Criador,
falecido aos 95 anos, fez dos super-heróis um mito (dos negócios).
Autor: Álvaro Pons
É cedo para avaliar o impacto de Stan
Lee, falecido na segunda-feira aos 95 anos, na cultura popular do século
XX. Sua figura mitificada como criador dos super-heróis mais famosos e
reconhecidos dos quadrinhos da hoje todo-poderosa produtora cinematográfica
Marvel Comics, um paradoxo talvez, mas que representam à perfeição esse
particular personagem cheio de nuances e contradições.

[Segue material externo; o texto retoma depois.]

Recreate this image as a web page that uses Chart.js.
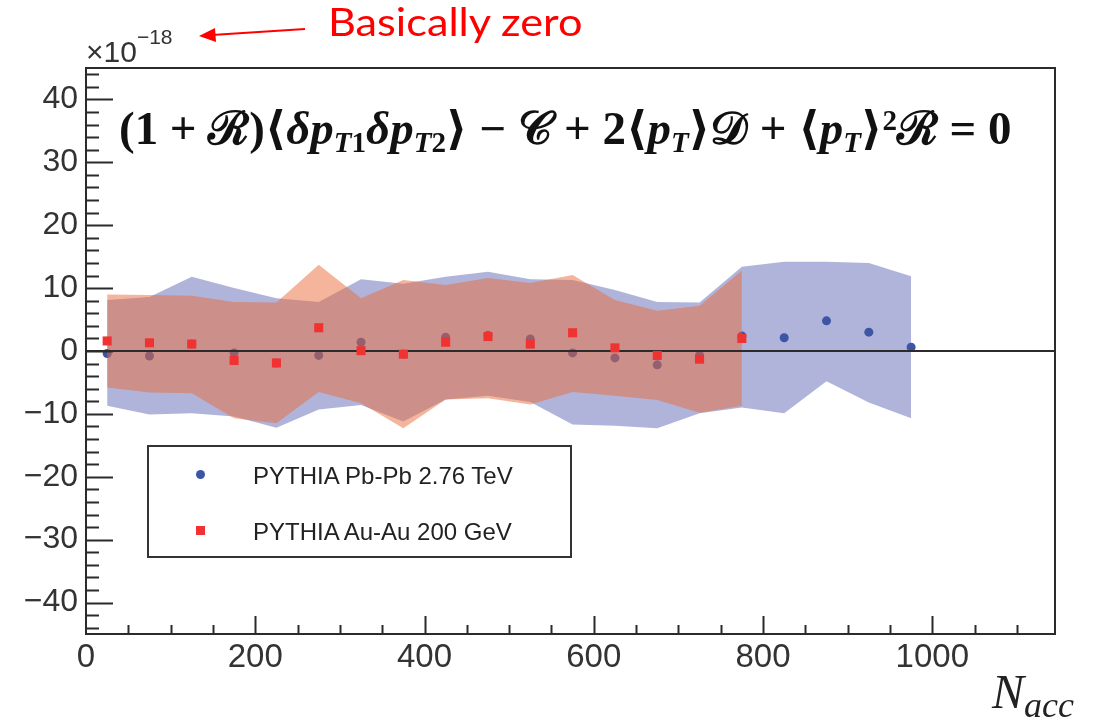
<!DOCTYPE html>
<html>
<head>
<meta charset="utf-8">
<script src="https://cdn.jsdelivr.net/npm/chart.js@4.4.1/dist/chart.umd.min.js"></script>
<style>
  html, body { margin: 0; padding: 0; background: #fff; }
  #wrap { position: relative; width: 1102px; height: 722px; overflow: hidden; }
  #plot { position: absolute; left: 0; top: 0; }
  .txt { position: absolute; white-space: nowrap; line-height: 1; }
  #note { left: 328px; top: 2px; font-family: Lato, "Open Sans", sans-serif; font-size: 39px; color: #ff0000; transform-origin: 0 0; }
  #expo { left: 86px; top: 37px; font-family: "Liberation Sans", Arial, sans-serif; font-size: 30px; color: #333; }
  #expo .up { font-size: 21px; position: relative; top: -18px; }
  #formula { left: 119px; top: 106px; font-family: "Liberation Serif", "DejaVu Serif", serif; font-weight: bold; font-size: 46px; color: #111; transform-origin: 0 0; }
  #formula .sb { font-size: 0.62em; position: relative; top: 0.28em; }
  #formula .sp { font-size: 0.62em; position: relative; top: -0.5em; }
  #xtitle { left: 992px; top: 668px; font-family: "Liberation Serif", serif; font-style: italic; font-size: 48px; color: #222; }
  #xtitle .sb { font-size: 36px; position: relative; top: 9px; }
  #legend { position: absolute; left: 147px; top: 445px; width: 421px; height: 109px; border: 2px solid #333; }
  .lg-mark { position: absolute; width: 9px; height: 9px; }
  .lg-text { position: absolute; left: 104px; white-space: nowrap; line-height: 1; font-family: "Liberation Sans", Arial, sans-serif; font-size: 24px; color: #222; }
</style>
</head>
<body>
<div id="wrap">
  <canvas id="plot" width="1102" height="722"></canvas>
  <div class="txt" id="note">Basically zero</div>
  <svg style="position:absolute;left:0;top:0" width="400" height="60">
    <line x1="305" y1="29" x2="212" y2="35" stroke="#ff0000" stroke-width="2.2"/>
    <polygon points="199,36 215,28 216,42" fill="#ff0000"/>
  </svg>
  <div class="txt" id="expo">×10<span class="up">−18</span></div>
  <div class="txt" id="formula">(1 + ℛ)⟨<i>δp</i><span class="sb"><i>T</i>1</span><i>δp</i><span class="sb"><i>T</i>2</span>⟩ − 𝒞 + 2⟨<i>p</i><span class="sb"><i>T</i></span>⟩𝒟 + ⟨<i>p</i><span class="sb"><i>T</i></span>⟩<span class="sp">2</span>ℛ = 0</div>
  <div class="txt" id="xtitle">N<span class="sb">acc</span></div>
  <div id="legend"></div>
</div>
<script>
// bin centres (N_acc)
const nacc = [25, 75, 125, 175, 225, 275, 325, 375, 425, 475, 525, 575, 625, 675, 725, 775, 825, 875, 925, 975];

// PYTHIA Pb-Pb 2.76 TeV (units of 1e-18)
const pbpbLabel = 'PYTHIA Pb-Pb 2.76 TeV';
const pbpbMean = [-0.4, -0.8, 1.1, -0.3, -1.9, -0.7, 1.4, -0.5, 2.2, 2.5, 1.9, -0.3, -1.1, -2.2, -0.7, 2.4, 2.1, 4.8, 3.0, 0.6];
const pbpbHigh = [8.1, 8.6, 11.8, 10.0, 8.4, 7.8, 11.4, 10.7, 11.8, 12.6, 11.4, 11.3, 9.7, 7.8, 7.7, 13.4, 14.2, 14.2, 14.0, 11.9];
const pbpbLow = [-8.7, -10.1, -9.9, -10.4, -12.2, -9.3, -8.6, -11.2, -7.7, -7.1, -8.1, -11.7, -11.9, -12.3, -9.9, -9.0, -9.9, -4.8, -8.2, -10.7];

// PYTHIA Au-Au 200 GeV
const auauLabel = 'PYTHIA Au-Au 200 GeV';
const auauMean = [1.6, 1.3, 1.1, -1.5, -1.9, 3.7, 0.05, -0.5, 1.4, 2.3, 1.1, 2.9, 0.5, -0.7, -1.3, 2.0];
const auauHigh = [9.0, 8.9, 8.8, 7.8, 7.7, 13.7, 8.4, 11.3, 10.5, 11.6, 10.8, 12.1, 8.1, 6.4, 7.2, 12.8];
const auauLow = [-5.8, -6.6, -6.7, -10.7, -11.5, -6.5, -8.3, -12.3, -7.7, -7.5, -8.5, -6.5, -7.1, -7.8, -9.8, -8.7];

const xTickLabels = [0, 200, 400, 600, 800, 1000];
const yTickLabels = [-40, -30, -20, -10, 0, 10, 20, 30, 40];

const blueBand = 'rgba(97, 105, 181, 0.5)';
const orangeBand = 'rgba(235, 107, 57, 0.5)';
const blueMark = '#3d55a5';
const redMark = '#f03232';
const frameColor = '#2b2b2b';
const sans = '"Liberation Sans", Arial, sans-serif';

function pts(xs, ys) {
    return ys.map((y, i) => ({ x: xs[i], y: y }));
}

function band(ys, fill, color, order) {
    return {
        data: pts(nacc, ys),
        borderWidth: 0,
        borderColor: 'transparent',
        backgroundColor: color,
        pointRadius: 0,
        fill: fill,
        tension: 0,
        order: order
    };
}

// ROOT-like frame, inward ticks and the zero line
const rootFrame = {
    id: 'rootFrame',
    afterDatasetDraw(chart, args) {
        if (args.index !== 3) return;
        const ctx = chart.ctx, a = chart.chartArea;
        const y0 = chart.scales.y.getPixelForValue(0);
        ctx.save();
        ctx.strokeStyle = frameColor;
        ctx.lineWidth = 2;
        ctx.beginPath();
        ctx.moveTo(a.left, y0);
        ctx.lineTo(a.right, y0);
        ctx.stroke();
        ctx.restore();
    },
    afterDraw(chart) {
        const ctx = chart.ctx, a = chart.chartArea;
        const xs = chart.scales.x, ys = chart.scales.y;
        ctx.save();
        ctx.strokeStyle = frameColor;
        ctx.lineWidth = 2;
        ctx.strokeRect(a.left, a.top, a.right - a.left, a.bottom - a.top);
        ctx.beginPath();
        for (let v = -44; v <= 44; v += 2) {
            const py = Math.round(ys.getPixelForValue(v)) + 0.5;
            const len = v % 10 === 0 ? 27 : 13;
            ctx.moveTo(a.left, py);
            ctx.lineTo(a.left + len, py);
        }
        for (let v = 50; v <= xs.max; v += 50) {
            const px = Math.round(xs.getPixelForValue(v)) + 0.5;
            const len = v % 200 === 0 ? 18 : 9;
            ctx.moveTo(px, a.bottom);
            ctx.lineTo(px, a.bottom - len);
        }
        ctx.stroke();
        ctx.restore();
    }
};

const ctx = document.getElementById('plot').getContext('2d');
new Chart(ctx, {
    type: 'line',
    data: {
        datasets: [
            band(pbpbHigh, '+1', blueBand, 5),
            band(pbpbLow, false, blueBand, 5),
            {
                label: pbpbLabel,
                data: pts(nacc, pbpbMean),
                showLine: false,
                pointStyle: 'circle',
                pointRadius: 4.5,
                pointBorderWidth: 0,
                pointBackgroundColor: blueMark,
                order: 4
            },
            band(auauHigh, '+1', orangeBand, 3),
            band(auauLow, false, orangeBand, 3),
            {
                label: auauLabel,
                data: pts(nacc, auauMean),
                showLine: false,
                pointStyle: 'rect',
                pointRadius: 6.4,
                pointBorderWidth: 0,
                pointBackgroundColor: redMark,
                order: 1
            }
        ]
    },
    options: {
        responsive: false,
        animation: false,
        events: [],
        layout: { padding: { top: 68, right: 47, left: 0, bottom: 0 } },
        plugins: {
            legend: { display: false },
            tooltip: { enabled: false },
            filler: { drawTime: 'beforeDatasetDraw' }
        },
        scales: {
            x: {
                type: 'linear',
                min: 0,
                max: 1145,
                border: { display: false },
                grid: { display: false, drawTicks: false },
                ticks: {
                    padding: 4, color: '#333', maxRotation: 0, autoSkip: false, font: { family: sans, size: 33 },
                    callback: v => String(v)
                },
                afterBuildTicks: s => { s.ticks = xTickLabels.map(v => ({ value: v })); },
                afterFit: s => { s.height = 88; }
            },
            y: {
                type: 'linear',
                min: -45,
                max: 45,
                border: { display: false },
                grid: { display: false, drawTicks: false },
                ticks: {
                    padding: 8, color: '#333', autoSkip: false, font: { family: sans, size: 32 },
                    callback: v => String(v).replace('-', '\u2212')
                },
                afterBuildTicks: s => { s.ticks = yTickLabels.map(v => ({ value: v })); },
                afterFit: s => { s.width = 86; }
            }
        }
    },
    plugins: [rootFrame]
});

// legend box
const legend = document.getElementById('legend');
[[pbpbLabel, blueMark, '50%', 27], [auauLabel, redMark, '0', 83]].forEach(([label, color, radius, y]) => {
    const m = document.createElement('div');
    m.className = 'lg-mark';
    m.style.left = '46.5px';
    m.style.top = (y - 4.5) + 'px';
    m.style.background = color;
    m.style.borderRadius = radius;
    legend.appendChild(m);
    const t = document.createElement('div');
    t.className = 'lg-text';
    t.style.top = (y - 10) + 'px';
    t.textContent = label;
    legend.appendChild(t);
});

// stretch the annotation texts to the widths they take in the figure
function fitWidth(id, w) {
    const el = document.getElementById(id);
    el.style.transform = 'scaleX(' + (w / el.offsetWidth) + ')';
}
fitWidth('formula', 892);
fitWidth('note', 254);
</script>
</body>
</html>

Lee soube mudar a forma de se fazer
quadrinhos mudando o foco dos personagens e dos artistas a um editor
transformado em estrela absoluta: além de sua discutida contribuição à criação
de ícones como o Homem-Aranha e o Quarteto Fantástico, o sucesso de Lee foi
criar um sistema onde a genialidade de Jack Kirby e Steve Ditko,
autênticos mestres do lápis e verdadeiros cocriadores (em muitos casos,
criadores únicos) das séries, ficava em segundo plano.
Seu “Stan Lee apresenta” — como
indicam ainda hoje os cabeçalhos de apresentação dos quadrinhos da
empresa — se assentava em um “método Marvel” que diluía totalmente a
autoria entre uma azeitada equipe criativa onde seu nome estava acima dos
outros. Mas, principalmente, Lee foi um mestre inovador do marketing no
comic-book, cujos sucessos e acertos devem ser comparados mais com empresários famosos
como Lee Iaccoca do que com os mais reconhecidos artistas do gênero.
É verdade que um desses grandes
acertos, se pode ser atribuído a ele algum mérito criativo, foi levar seus
super-heróis de sua editora à realidade, conseguindo tornar verossímil o fato
contraditório de que um homem e uma mulher de pijama com superpoderes sejam
“mais humanos”; mas é provável que esse sucesso não seja nada comparado a outro
mais importante: criar a primeira “rede social” da história, o Universo
Marvel, um espaço reconhecido em que os fãs se envolveram com os personagens e
o editor através das cartas dos leitores onde Lee conversava com informal
proximidade com os leitores, aumentando sua lenda e aproveitando para colocar
as bases do quadrinho como eixo da futura transmídia.
Sua muito discutível gestão da autoria
dos personagens e da empresa, que faliu nos anos noventa, nunca estragou sua
imagem: Lee sabia se vender e se recriar continuamente como um de
seus personagens, um autêntico super-herói dos quadrinhos que transpôs a
realidade para se recriar, ele mesmo, em um símbolo da cultura popular do
século XX projetado através de suas pontas cinematográficas no século XXI.